The work addresses the central challenge of achieving deep subdiffraction confinement of light inside a dielectric while retaining practical Q and fabricability. By incorporating measured fabrication limits (minimum radii/critical dimensions) into topology optimization, the authors obtain designs that are both realistic and high-performing. Simulations predict V ≪ (λ/(2n))^3 with Q ~ 10^3, and experiments corroborate subdiffraction localization through near-field mapping, despite the instrument’s finite spatial response, establishing an upper bound on the mode size below the diffraction limit. The results resolve shortcomings of prior demonstrations that relied on lightning-rod surface effects and ambiguous mode-volume definitions by evaluating V at the cavity center and showing global confinement within the dielectric material. The significance is substantial: strong light–matter interaction without extreme Q enables broader bandwidth operation (useful for short pulses, nonlinear effects, and broadband quantum emitters), while extending the design domain could increase Q further without sacrificing the ultra-small V. The reported Purcell bandwidth and enhancement indicate potential advances in quantum photonics (e.g., with erbium dopants in silicon) and integrated nanophotonic devices.

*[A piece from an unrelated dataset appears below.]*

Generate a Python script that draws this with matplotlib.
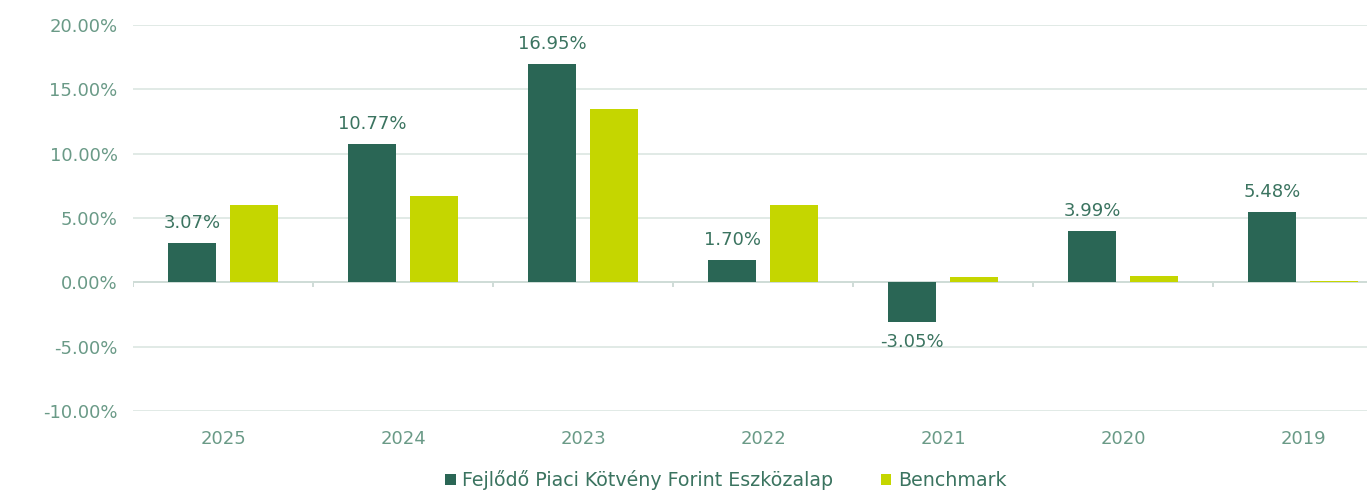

This study introduces a fabrication-constrained topology-optimization framework that yields silicon dielectric bowtie cavities with experimentally verified subdiffraction photon confinement inside the material. The cavities exhibit ultra-small mode volumes (≈ 0.08 × (λ/(2n))^3) with moderate Q (~1100) and are fabricated with high fidelity, including 8 nm bridges at high aspect ratios. Far-field and near-field measurements, combined with rigorous modeling of the instrument response, confirm strong mode localization and reproducible device performance. The approach sets a new paradigm for photonic inverse design, demonstrating that measured process constraints can be intertwined with optimization to produce realizable, high-performance nanophotonic structures. Future directions include enlarging the design domain to boost Q while maintaining ultra-small V, integrating suitable narrow-linewidth emitters (e.g., erbium in silicon) for exploring extreme Purcell regimes, reducing sidewall roughness via improved masks, and generalizing the methodology to other nanotechnologies (optomechanics, nanoelectromechanics, quantum photonics).
- Precise experimental determination of the absolute mode size is limited by the near-field probe’s finite instrument function; only an upper bound to V is obtained.
- s-SNOM measurements introduce loading, reducing the observed Q compared to the intrinsic cavity Q.
- The design is highly sensitive to nanoscale dimensions (e.g., bridge width and void geometry), placing stringent demands on fabrication control and metrology; SEM resolution challenges persist near a few-nanometer scale.
- Numerical artifacts (e.g., field divergences at sharp tips) necessitate careful definitions of mode volume and robust evaluation at the cavity center; small geometric discretization errors can affect simulations if not controlled.
- The optimized structure likely represents a local optimum within a vast design space; global optimality cannot be guaranteed.
- The compact design domain used here trades off extremely small V against moderate Q; achieving much higher Q would require larger footprints and potentially more complex fabrication steps.